**Written problem:**
Collect all lines containing the word "that" from the data.

-------- Records for the task --------

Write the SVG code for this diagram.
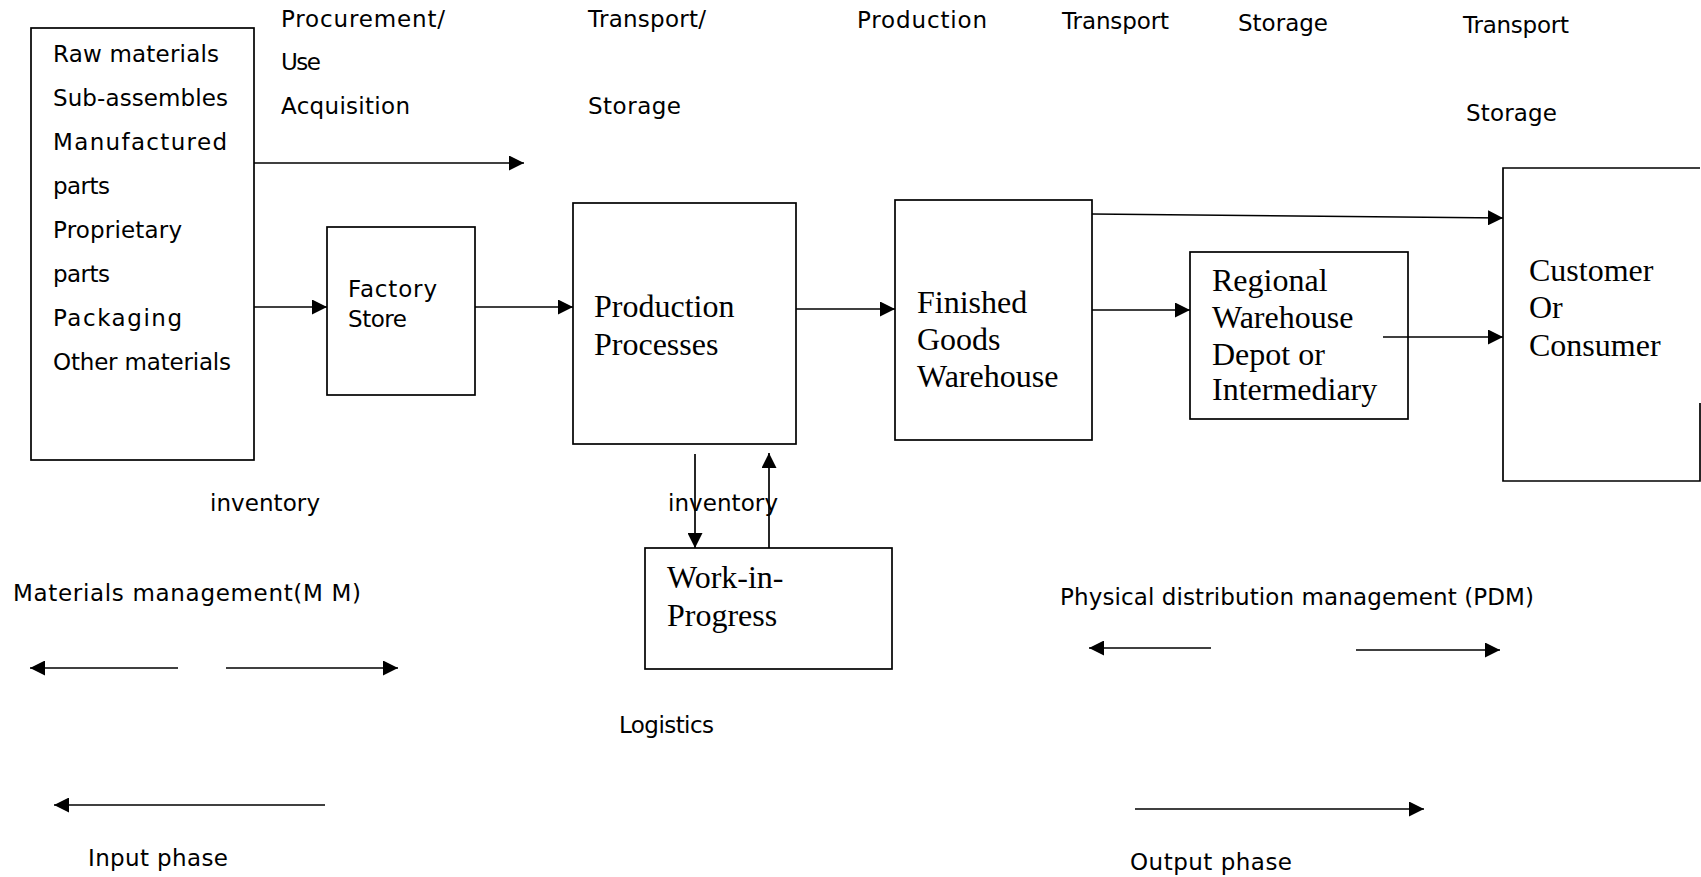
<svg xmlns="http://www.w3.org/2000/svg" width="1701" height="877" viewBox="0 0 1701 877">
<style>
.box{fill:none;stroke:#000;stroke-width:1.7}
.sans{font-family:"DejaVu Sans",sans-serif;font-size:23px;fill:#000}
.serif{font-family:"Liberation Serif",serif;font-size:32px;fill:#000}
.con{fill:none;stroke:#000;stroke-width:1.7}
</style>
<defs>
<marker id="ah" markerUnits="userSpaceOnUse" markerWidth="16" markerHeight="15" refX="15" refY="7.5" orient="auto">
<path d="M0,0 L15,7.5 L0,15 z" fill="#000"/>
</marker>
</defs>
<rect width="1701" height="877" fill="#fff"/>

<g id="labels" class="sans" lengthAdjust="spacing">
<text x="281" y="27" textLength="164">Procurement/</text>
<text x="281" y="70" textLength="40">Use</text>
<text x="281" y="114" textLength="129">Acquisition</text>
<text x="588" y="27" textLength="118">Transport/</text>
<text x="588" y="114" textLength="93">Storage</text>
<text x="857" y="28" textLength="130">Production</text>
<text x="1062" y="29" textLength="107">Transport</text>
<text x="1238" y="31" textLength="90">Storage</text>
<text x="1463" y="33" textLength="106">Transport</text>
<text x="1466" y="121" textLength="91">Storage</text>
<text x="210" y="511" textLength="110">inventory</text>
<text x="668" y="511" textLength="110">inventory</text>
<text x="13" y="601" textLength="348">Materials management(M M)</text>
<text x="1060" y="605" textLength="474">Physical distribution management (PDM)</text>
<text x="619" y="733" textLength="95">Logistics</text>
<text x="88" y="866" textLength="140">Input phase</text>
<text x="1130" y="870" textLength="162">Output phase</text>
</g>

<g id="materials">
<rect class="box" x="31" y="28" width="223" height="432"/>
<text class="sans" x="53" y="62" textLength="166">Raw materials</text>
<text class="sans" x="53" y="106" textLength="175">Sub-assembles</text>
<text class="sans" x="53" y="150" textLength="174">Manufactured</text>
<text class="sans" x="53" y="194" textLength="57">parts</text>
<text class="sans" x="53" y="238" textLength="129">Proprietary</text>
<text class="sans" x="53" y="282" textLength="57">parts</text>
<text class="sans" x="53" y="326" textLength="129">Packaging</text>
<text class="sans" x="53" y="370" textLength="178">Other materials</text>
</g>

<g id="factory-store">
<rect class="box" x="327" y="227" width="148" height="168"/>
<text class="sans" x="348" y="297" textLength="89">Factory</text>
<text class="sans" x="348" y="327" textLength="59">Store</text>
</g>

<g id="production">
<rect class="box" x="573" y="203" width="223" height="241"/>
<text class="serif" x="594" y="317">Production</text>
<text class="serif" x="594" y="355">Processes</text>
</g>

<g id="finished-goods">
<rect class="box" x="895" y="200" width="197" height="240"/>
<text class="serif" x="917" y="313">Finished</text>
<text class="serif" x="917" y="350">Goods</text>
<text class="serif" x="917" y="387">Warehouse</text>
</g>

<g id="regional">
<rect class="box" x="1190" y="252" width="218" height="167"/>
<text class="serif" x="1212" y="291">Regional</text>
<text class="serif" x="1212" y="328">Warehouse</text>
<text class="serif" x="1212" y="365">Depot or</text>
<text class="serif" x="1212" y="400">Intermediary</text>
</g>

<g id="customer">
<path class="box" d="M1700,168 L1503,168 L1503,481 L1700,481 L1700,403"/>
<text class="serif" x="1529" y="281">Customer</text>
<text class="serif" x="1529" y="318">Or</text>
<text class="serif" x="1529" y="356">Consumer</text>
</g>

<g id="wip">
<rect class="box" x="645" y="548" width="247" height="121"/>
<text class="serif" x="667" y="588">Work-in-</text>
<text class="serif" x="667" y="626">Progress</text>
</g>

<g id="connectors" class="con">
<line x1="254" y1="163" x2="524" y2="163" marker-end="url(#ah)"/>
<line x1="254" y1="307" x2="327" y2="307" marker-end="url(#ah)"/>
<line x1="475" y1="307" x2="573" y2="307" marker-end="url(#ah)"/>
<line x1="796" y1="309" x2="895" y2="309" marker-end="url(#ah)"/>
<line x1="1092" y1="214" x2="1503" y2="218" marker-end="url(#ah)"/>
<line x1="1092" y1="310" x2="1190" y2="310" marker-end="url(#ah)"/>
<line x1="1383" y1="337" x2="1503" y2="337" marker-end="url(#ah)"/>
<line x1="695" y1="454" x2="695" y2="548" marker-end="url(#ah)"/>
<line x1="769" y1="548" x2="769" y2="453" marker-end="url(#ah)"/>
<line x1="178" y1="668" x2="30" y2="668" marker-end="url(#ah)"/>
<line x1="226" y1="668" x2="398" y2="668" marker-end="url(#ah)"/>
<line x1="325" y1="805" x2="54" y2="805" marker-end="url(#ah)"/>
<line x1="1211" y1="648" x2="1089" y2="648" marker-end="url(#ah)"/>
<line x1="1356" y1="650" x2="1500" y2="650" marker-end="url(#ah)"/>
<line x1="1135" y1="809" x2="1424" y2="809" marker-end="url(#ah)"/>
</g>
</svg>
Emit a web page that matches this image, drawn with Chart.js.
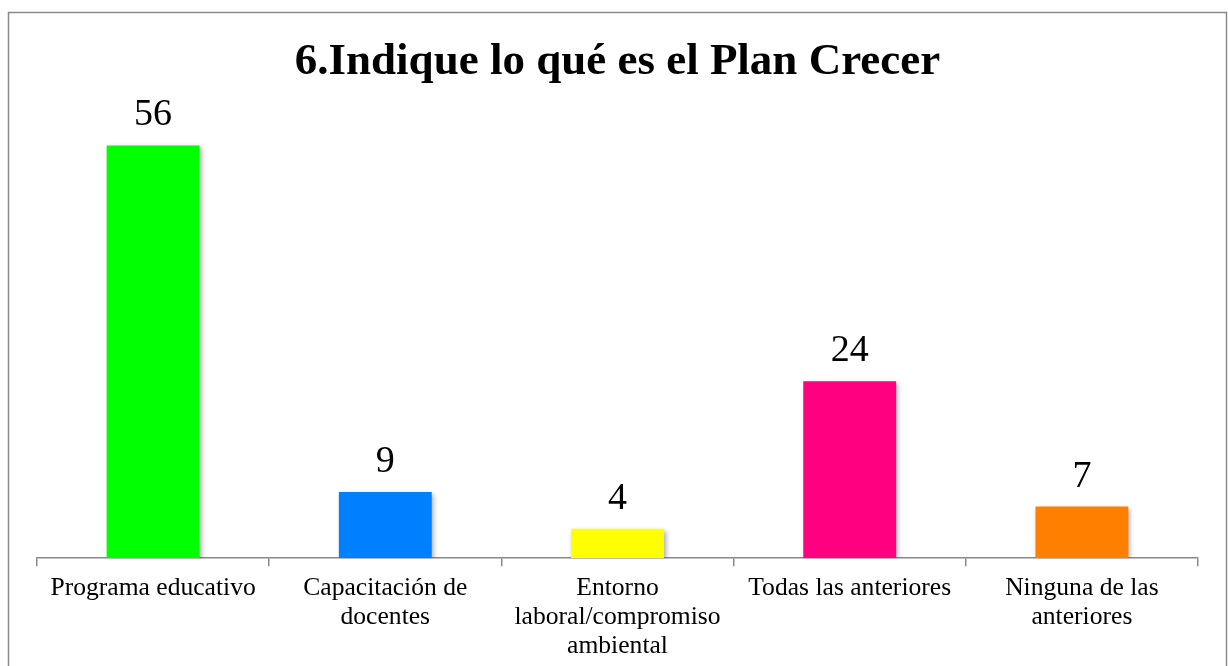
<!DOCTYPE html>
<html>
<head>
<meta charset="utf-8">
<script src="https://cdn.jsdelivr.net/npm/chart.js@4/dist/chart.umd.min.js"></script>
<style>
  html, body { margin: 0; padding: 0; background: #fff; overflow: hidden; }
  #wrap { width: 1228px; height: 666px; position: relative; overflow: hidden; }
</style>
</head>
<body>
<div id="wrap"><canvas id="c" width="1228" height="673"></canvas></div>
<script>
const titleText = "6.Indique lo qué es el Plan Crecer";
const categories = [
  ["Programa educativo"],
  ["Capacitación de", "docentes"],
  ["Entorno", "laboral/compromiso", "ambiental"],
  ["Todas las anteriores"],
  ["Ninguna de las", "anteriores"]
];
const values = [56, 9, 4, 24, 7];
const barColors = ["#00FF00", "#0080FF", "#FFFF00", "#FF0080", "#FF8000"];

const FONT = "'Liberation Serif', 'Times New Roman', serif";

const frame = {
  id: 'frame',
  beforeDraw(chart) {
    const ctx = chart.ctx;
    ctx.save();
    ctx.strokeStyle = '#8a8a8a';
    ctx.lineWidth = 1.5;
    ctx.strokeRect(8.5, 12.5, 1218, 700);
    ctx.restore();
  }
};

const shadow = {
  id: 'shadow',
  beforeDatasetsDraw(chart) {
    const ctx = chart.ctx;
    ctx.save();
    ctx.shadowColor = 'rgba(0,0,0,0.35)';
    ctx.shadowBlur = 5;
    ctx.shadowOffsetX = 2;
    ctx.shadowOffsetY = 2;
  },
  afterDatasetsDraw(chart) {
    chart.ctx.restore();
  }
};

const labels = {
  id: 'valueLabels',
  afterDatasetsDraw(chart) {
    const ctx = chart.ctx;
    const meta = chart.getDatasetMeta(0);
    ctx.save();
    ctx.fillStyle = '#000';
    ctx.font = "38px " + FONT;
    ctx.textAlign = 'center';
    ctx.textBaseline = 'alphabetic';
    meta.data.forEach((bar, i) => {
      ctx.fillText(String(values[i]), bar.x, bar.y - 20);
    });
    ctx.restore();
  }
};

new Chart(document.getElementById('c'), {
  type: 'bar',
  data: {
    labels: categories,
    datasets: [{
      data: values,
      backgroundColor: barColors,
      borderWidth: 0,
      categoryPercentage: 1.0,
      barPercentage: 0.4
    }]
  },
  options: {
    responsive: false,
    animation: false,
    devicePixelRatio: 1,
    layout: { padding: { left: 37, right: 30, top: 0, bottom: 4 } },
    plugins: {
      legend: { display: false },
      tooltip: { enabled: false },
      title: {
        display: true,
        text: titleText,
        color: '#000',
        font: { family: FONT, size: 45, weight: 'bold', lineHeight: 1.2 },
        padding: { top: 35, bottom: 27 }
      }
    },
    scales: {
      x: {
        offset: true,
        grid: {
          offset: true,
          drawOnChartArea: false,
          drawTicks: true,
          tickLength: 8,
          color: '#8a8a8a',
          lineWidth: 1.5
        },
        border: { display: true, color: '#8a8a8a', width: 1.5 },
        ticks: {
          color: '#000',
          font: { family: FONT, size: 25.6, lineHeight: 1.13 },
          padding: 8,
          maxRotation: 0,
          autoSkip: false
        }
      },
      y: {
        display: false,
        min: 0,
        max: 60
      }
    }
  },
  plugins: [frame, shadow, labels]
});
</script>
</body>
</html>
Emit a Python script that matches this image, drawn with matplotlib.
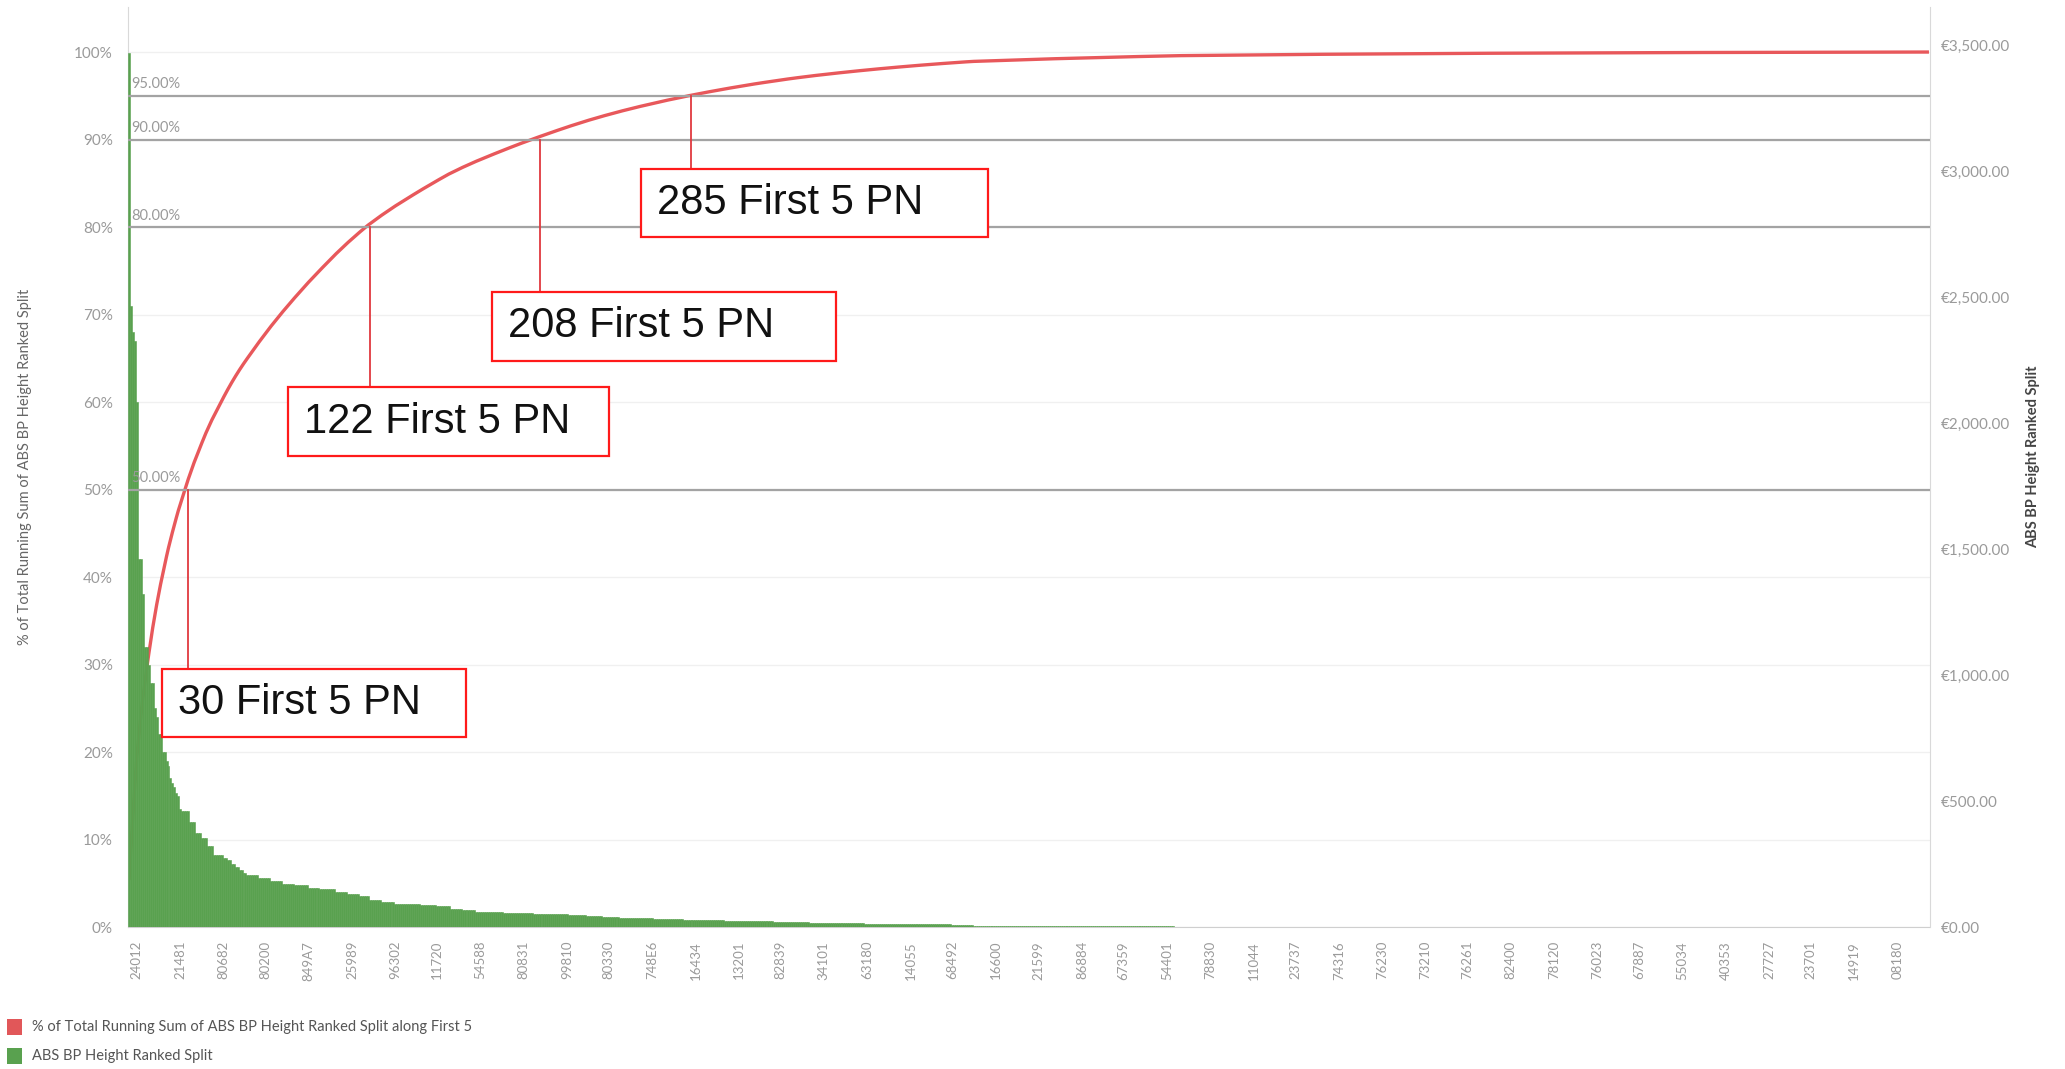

--------

**Written solution:**
Emit a web page that matches this image, drawn with Chart.js.
Emit a Python script that matches this image, drawn with matplotlib.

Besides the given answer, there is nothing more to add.